None of it matters, however. For whatever reason is settled in her heart, she chose to get out of the game and took a nice, cozy cover. By any means she’s simply a baker living her unassuming little life in Ponyville, fixing warm tea for old mares and viciously enabling the sweet tooths of the local foals.
But should Her Majesty—Majesties, nowadays—for whatever reason decide that they need her, she is still in the system. Her files hidden behind layers of security clearances and misdirection, the offices hidden behind offices in the highest echelons of Equestrian government. Bon Bon may be a new mare, but although inactive, Sweetie Drops remains a mare of the Service. A mare of the Service swears herself a lifelong oath: For Crown and Country.
Bon Bon has great hope for her apple-pie life, but she hasn't forgotten.The Roleplayer's Corner
#Nickname ; Dizzy
#Age ; Strong
#Gender/Preferred Pronouns ; Neutral or feminine, if ya please
#How did you find us? ; If I was feeling either poetic or accusatory, I’d argue that it was you who found me.
#Sample RP ;"So," said Bon Bon, pouring a cup of clear green tea out of a white teapot, special-made from Prance. "How's it going for you today, Lily? How's the wife?"
The mare stared back at her, the bags under her eyes so heavy no airplane would check them. She said nothing, at first, but when Bon Bon put her cup on a saucer and pushed it over, saw the little shape... she didn't smile, exactly. But she softened up.
"She's fine," said Lily. "Still out in Manehattan. Said things are wrapping Friday, and she'll be on the first train Saturday, but..."
"...But there's always an encore, eh?" Bon Bon asked, leaning against the counter. The older mare nodded and sipped at the tea, her shoulders loosening. The poor thing. Lily always said she liked it unsweetened, but every time Bon Bon slipped a cube of sugar in there, and the lady never complained.
"I'm pretty tired, honestly," she said. "It was easy enough when it was just going to be the two of us. But now with the little one on the way, this time, taking care of the whole house and the garden by myself... even though I'm not that big, yet, it's..."

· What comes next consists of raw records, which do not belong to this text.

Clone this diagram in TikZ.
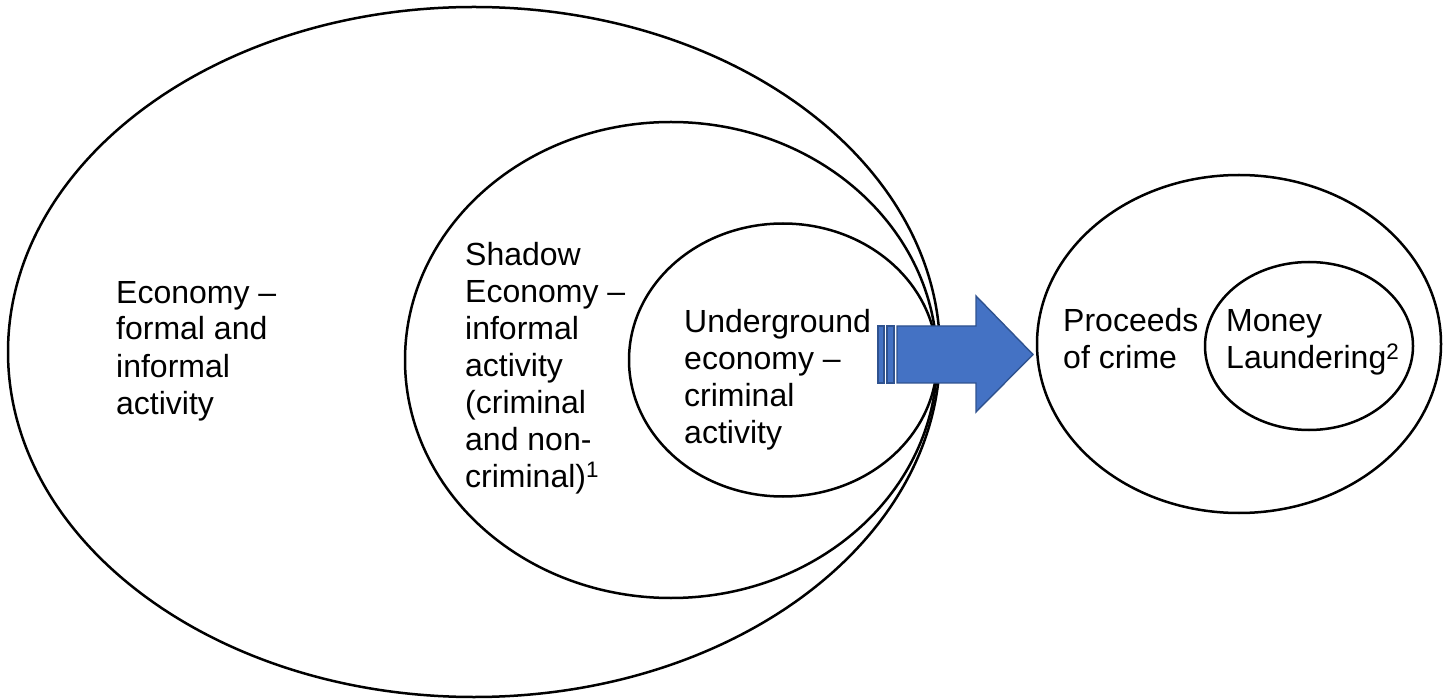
\documentclass[tikz,border=0pt]{standalone}
\usepackage{fontspec}
\setmainfont{Liberation Sans}
\usetikzlibrary{shapes.geometric}
\definecolor{arrowfill}{HTML}{4472C4}
\definecolor{arrowline}{HTML}{2F528F}
\tikzset{
  ring/.style={draw=black, line width=2.5pt, ellipse, inner sep=0pt},
  label/.style={anchor=base west, align=left, inner sep=0pt, font=\fontsize{32}{37}\selectfont},
  arrowpart/.style={fill=arrowfill, draw=arrowline, line width=1.4pt, line join=miter}
}
\begin{document}
\begin{tikzpicture}[x=1pt,y=-1pt]
\useasboundingbox (0,0) rectangle (1443,700);
% nested ellipses
\node[ring, minimum width=932pt, minimum height=690pt] (economy) at (474,352) {};
\node[ring, minimum width=532pt, minimum height=476pt] (shadow) at (671,360) {};
\node[ring, minimum width=308pt, minimum height=273pt] (underground) at (783,360) {};
\node[ring, minimum width=404pt, minimum height=338pt] (proceeds) at (1239,344) {};
\node[ring, minimum width=208pt, minimum height=168pt] (laundering) at (1309,346) {};
% labels (anchored at the baseline of the last line)
\node[label] (tEconomy) at (116,414) {Economy --\\formal and\\informal\\activity};
\node[label] (tShadow) at (465,487) {Shadow\\Economy --\\informal\\activity\\(criminal\\and non-\\criminal)\textsuperscript{1}};
\node[label] (tUnder) at (684,443) {Underground\\economy --\\criminal\\activity};
\node[label] (tProceeds) at (1063,369) {Proceeds\\of crime};
\node[label] (tMoney) at (1226,369) {Money\\Laundering\textsuperscript{2}};
% block arrow
\draw[arrowpart] (878,326) rectangle (884,383);
\draw[arrowpart] (887,326) rectangle (894,383);
\draw[arrowpart] (897,326) -- (976,326) -- (976,296) -- (1033,354.5) -- (976,412) -- (976,383) -- (897,383) -- cycle;
\end{tikzpicture}
\end{document}
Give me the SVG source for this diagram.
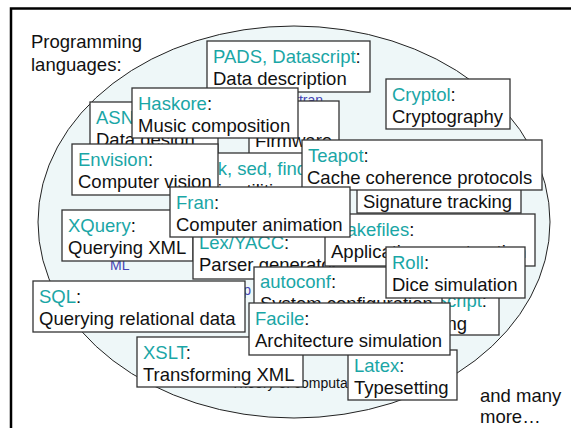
<svg xmlns="http://www.w3.org/2000/svg" width="571" height="428" viewBox="0 0 571 428">
<style>
text{font-family:"Liberation Sans",Arial,sans-serif;font-size:18.5px;fill:#111}
.n{fill:#1aa6a6}
.b{fill:#fff;stroke:#333;stroke-width:1.3}
.s{font-size:14px;fill:#4444b4}
.k{font-size:14px;fill:#111}
</style>
<rect x="0" y="0" width="571" height="428" fill="#fff"/>
<rect x="11" y="8.5" width="600" height="500" fill="none" stroke="#000" stroke-width="2.5"/>
<ellipse cx="294" cy="222" rx="256" ry="196" fill="#eef7f8" stroke="#222" stroke-width="1"/>
<text x="31" y="48">Programming</text>
<text x="31" y="71">languages:</text>
<text x="480" y="402">and many</text>
<text x="480" y="423">more…</text>
<text class="s" x="323" y="105" text-anchor="end">Fortran</text>
<text class="s" x="110" y="270">ML</text>
<text class="s" x="251" y="295" text-anchor="end">Lisp</text>
<text class="k" x="231" y="388">Theory of computation</text>
<g id="connectors"/>
<g id="asn"><rect class="b" x="90" y="102" width="128" height="62"/><text x="96" y="123.5"><tspan class="n">ASN.1</tspan>:</text><text x="96" y="145.5">Data design</text></g>
<g id="firmware"><rect class="b" x="249" y="101" width="90" height="70"/><text x="255" y="147">Firmware</text></g>
<g id="pads"><rect class="b" x="207" y="41" width="163" height="51"/><text x="213" y="62.5"><tspan class="n">PADS, Datascript</tspan>:</text><text x="213" y="84.5">Data description</text></g>
<g id="haskore"><rect class="b" x="132" y="88" width="166" height="50"/><text x="138" y="109.5"><tspan class="n">Haskore</tspan>:</text><text x="138" y="131.5">Music composition</text></g>
<g id="cryptol"><rect class="b" x="386" y="79" width="124" height="50"/><text x="392" y="100.5"><tspan class="n">Cryptol</tspan>:</text><text x="392" y="122.5">Cryptography</text></g>
<g id="awk"><rect class="b" x="190" y="153" width="125" height="50"/><text x="194" y="174.5"><tspan class="n">awk, sed, find</tspan>:</text><text x="194" y="196.5">Unix utilities</text></g>
<g id="envision"><rect class="b" x="72" y="144" width="146" height="51"/><text x="78" y="165.5"><tspan class="n">Envision</tspan>:</text><text x="78" y="187.5">Computer vision</text></g>
<g id="signature"><rect class="b" x="357" y="165" width="164" height="48"/><text x="363" y="208">Signature tracking</text></g>
<g id="teapot"><rect class="b" x="302" y="140" width="240" height="50"/><text x="308" y="161.5"><tspan class="n">Teapot</tspan>:</text><text x="307" y="183.5">Cache coherence protocols</text></g>
<g id="xquery"><rect class="b" x="62" y="210" width="131" height="51"/><text x="68" y="231.5"><tspan class="n">XQuery</tspan>:</text><text x="68" y="253.5">Querying XML</text></g>
<g id="lex"><rect class="b" x="193" y="228" width="140" height="51"/><text x="199" y="249"><tspan class="n">Lex/YACC</tspan>:</text><text x="199" y="271">Parser generator</text></g>
<g id="makefiles"><rect class="b" x="325" y="214" width="210" height="52"/><text x="331" y="235.5"><tspan class="n">Makefiles</tspan>:</text><text x="331" y="257.5">Application construction</text></g>
<g id="fran"><rect class="b" x="170" y="187" width="180" height="50"/><text x="176" y="208.5"><tspan class="n">Fran</tspan>:</text><text x="176" y="230.5">Computer animation</text></g>
<g id="script"><rect class="b" x="420" y="285" width="79" height="50"/><text x="487" y="307" text-anchor="end"><tspan class="n">PostScript</tspan>:</text><text x="467" y="330" text-anchor="end">Printing</text></g>
<g id="autoconf"><rect class="b" x="254" y="267" width="188" height="51"/><text x="260" y="288"><tspan class="n">autoconf</tspan>:</text><text x="260" y="310">System configuration</text></g>
<g id="roll"><rect class="b" x="386" y="247" width="139" height="51"/><text x="392" y="268.5"><tspan class="n">Roll</tspan>:</text><text x="392" y="291">Dice simulation</text></g>
<g id="latex"><rect class="b" x="348" y="350" width="109" height="50"/><text x="354" y="371.5"><tspan class="n">Latex</tspan>:</text><text x="354" y="393.5">Typesetting</text></g>
<g id="sql"><rect class="b" x="33" y="281" width="212" height="51"/><text x="39" y="302.5"><tspan class="n">SQL</tspan>:</text><text x="39" y="324.5">Querying relational data</text></g>
<g id="xslt"><rect class="b" x="137" y="337" width="166" height="50"/><text x="143" y="358.5"><tspan class="n">XSLT</tspan>:</text><text x="143" y="380.5">Transforming XML</text></g>
<g id="facile"><rect class="b" x="249" y="303" width="201" height="52"/><text x="255" y="324.5"><tspan class="n">Facile</tspan>:</text><text x="255" y="346.5">Architecture simulation</text></g>
</svg>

"Eesh. I get you." She didn't, not really; Bon Bon knew fatigue, but not that kind. She remembered carrying a grown stallion across a frozen lake, the way his frozen fur stuck to her suit, the heart-stopping cracks and shifts under her hooves, the rustle of the Winter Wolves hunting out her scent not thirty yards away in the trees. But she didn't know what it was like to carry a pony in the other way; bringing life into being instead of just saving it.

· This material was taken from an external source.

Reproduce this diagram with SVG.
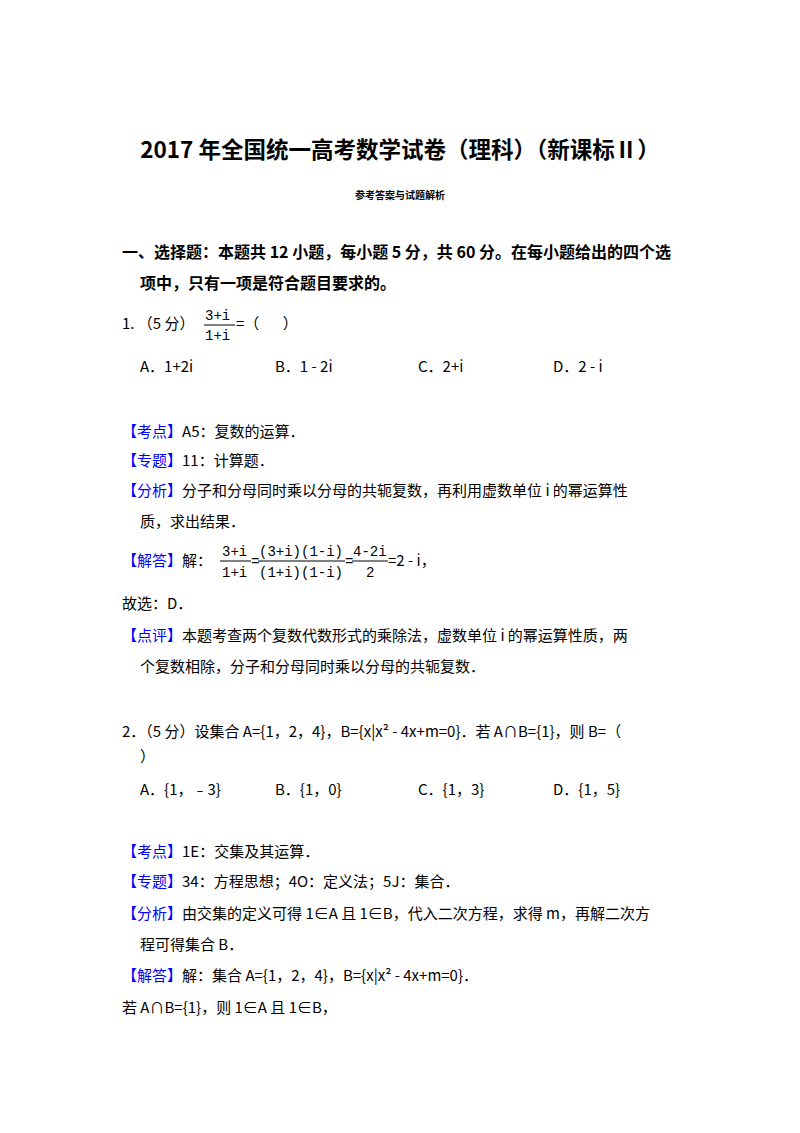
<svg xmlns="http://www.w3.org/2000/svg" width="800" height="1133" viewBox="0 0 800 1133">
<style>
text{font-family:"Noto Sans CJK SC","Liberation Sans",sans-serif;fill:#000;font-size:15px}
.b{font-weight:bold}
.t{font-size:22.5px;font-weight:bold}
.s{font-size:10px;font-weight:bold}
.h{font-size:16px;font-weight:bold}
.k{fill:#0000ff}
.m{font-family:"Liberation Mono",monospace;font-size:14px}
.f{stroke:#000;stroke-width:1}
</style>
<rect width="800" height="1133" fill="#fff"/>
<text x="400" y="158" text-anchor="middle" class="t">2017 年全国统一高考数学试卷（理科）（新课标Ⅱ）</text>
<text x="400" y="199" text-anchor="middle" class="s">参考答案与试题解析</text>
<text x="122" y="258" class="h">一、选择题：本题共 12 小题，每小题 5 分，共 60 分。在每小题给出的四个选</text>
<text x="140" y="289" class="h">项中，只有一项是符合题目要求的。</text>
<g id="q1">
<text x="122" y="329">1.  （5 分）</text>
<text x="205" y="320" class="m">3+i</text><line x1="204" y1="325" x2="235" y2="325" class="f"/><text x="205" y="340" class="m">1+i</text>
<text x="236" y="329" xml:space="preserve">=（       ）</text>
<text x="140" y="372">A．1+2i</text><text x="275" y="372">B．1 - 2i</text><text x="418" y="372">C．2+i</text><text x="553" y="372">D．2 - i</text>
<text x="122" y="437"><tspan class="k">【考点】</tspan>A5：复数的运算．</text>
<text x="122" y="466"><tspan class="k">【专题】</tspan>11：计算题．</text>
<text x="122" y="496"><tspan class="k">【分析】</tspan>分子和分母同时乘以分母的共轭复数，再利用虚数单位 i 的幂运算性</text>
<text x="140" y="527">质，求出结果．</text>
<text x="122" y="566"><tspan class="k">【解答】</tspan>解：</text>
<text x="222" y="556" class="m">3+i</text><line x1="220" y1="561" x2="251" y2="561" class="f"/><text x="222" y="577" class="m">1+i</text>
<text x="251" y="566" class="m">=</text>
<text x="259" y="556" class="m">(3+i)(1-i)</text><line x1="258" y1="561" x2="345" y2="561" class="f"/><text x="259" y="577" class="m">(1+i)(1-i)</text>
<text x="345" y="566" class="m">=</text>
<text x="353" y="556" class="m">4-2i</text><line x1="352" y1="561" x2="388" y2="561" class="f"/><text x="366" y="577" class="m">2</text>
<text x="388" y="566">=2 - i，</text>
<text x="122" y="609">故选：D．</text>
<text x="122" y="641"><tspan class="k">【点评】</tspan>本题考查两个复数代数形式的乘除法，虚数单位 i 的幂运算性质，两</text>
<text x="140" y="672">个复数相除，分子和分母同时乘以分母的共轭复数．</text>
</g>
<g id="q2">
<text x="122" y="737">2．（5 分）设集合 A={1，2，4}，B={x|x² - 4x+m=0}．若 A∩B={1}，则 B=（</text>
<text x="140" y="762">）</text>
<text x="140" y="795">A．{1，﹣3}</text><text x="275" y="795">B．{1，0}</text><text x="418" y="795">C．{1，3}</text><text x="553" y="795">D．{1，5}</text>
<text x="122" y="857"><tspan class="k">【考点】</tspan>1E：交集及其运算．</text>
<text x="122" y="887"><tspan class="k">【专题】</tspan>34：方程思想；4O：定义法；5J：集合．</text>
<text x="122" y="919"><tspan class="k">【分析】</tspan>由交集的定义可得 1∈A 且 1∈B，代入二次方程，求得 m，再解二次方</text>
<text x="140" y="950">程可得集合 B．</text>
<text x="122" y="981"><tspan class="k">【解答】</tspan>解：集合 A={1，2，4}，B={x|x² - 4x+m=0}．</text>
<text x="122" y="1013">若 A∩B={1}，则 1∈A 且 1∈B，</text>
</g>
</svg>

Lily was staring into her cup. It was halfway down; she seemed to be thinking about something that troubled her.
"Hey," Bon Bon said. "What if you get some of the neighbor kids to take care of some of the garden work for you? Like how old Miss Mayfeather does it?"
Lily furrowed her brow. "That's... not a bad idea. But Miss Mayfeather makes them cookies. I can't bake."
"So give them money! Kids like to spend a few bits too, y'know. Comics, toys, games, or..." She looked around at the shelves of candy surrounding them—jars and bowls and packages upon packages of technicolor wrappers, sweets, and snacks. "Well, you get the idea."
"...I think I do." Lily nodded a bit, breathed in deeper and finished out the tea. "Thanks, Bon Bon. I think I'll give that a shot."
"No trouble~" She shot the mare a grin the size of a ship. "The tea is three, but the advice is free. Think of it as investing in future business."
Lily just chuckled to herself, taking a few bits out of her purse and dropping them onto the counter—then a fourth in the tip jar. "Well, I think you've got it. Have a good day~"
The little bells over the door jangled as the mare made her way out. Bon Bon watched her go, not quite smiling, but not quite anything else. A little jealous, maybe...
But then the bells jangled again as Pip made his way in, and she brought the grin right back up.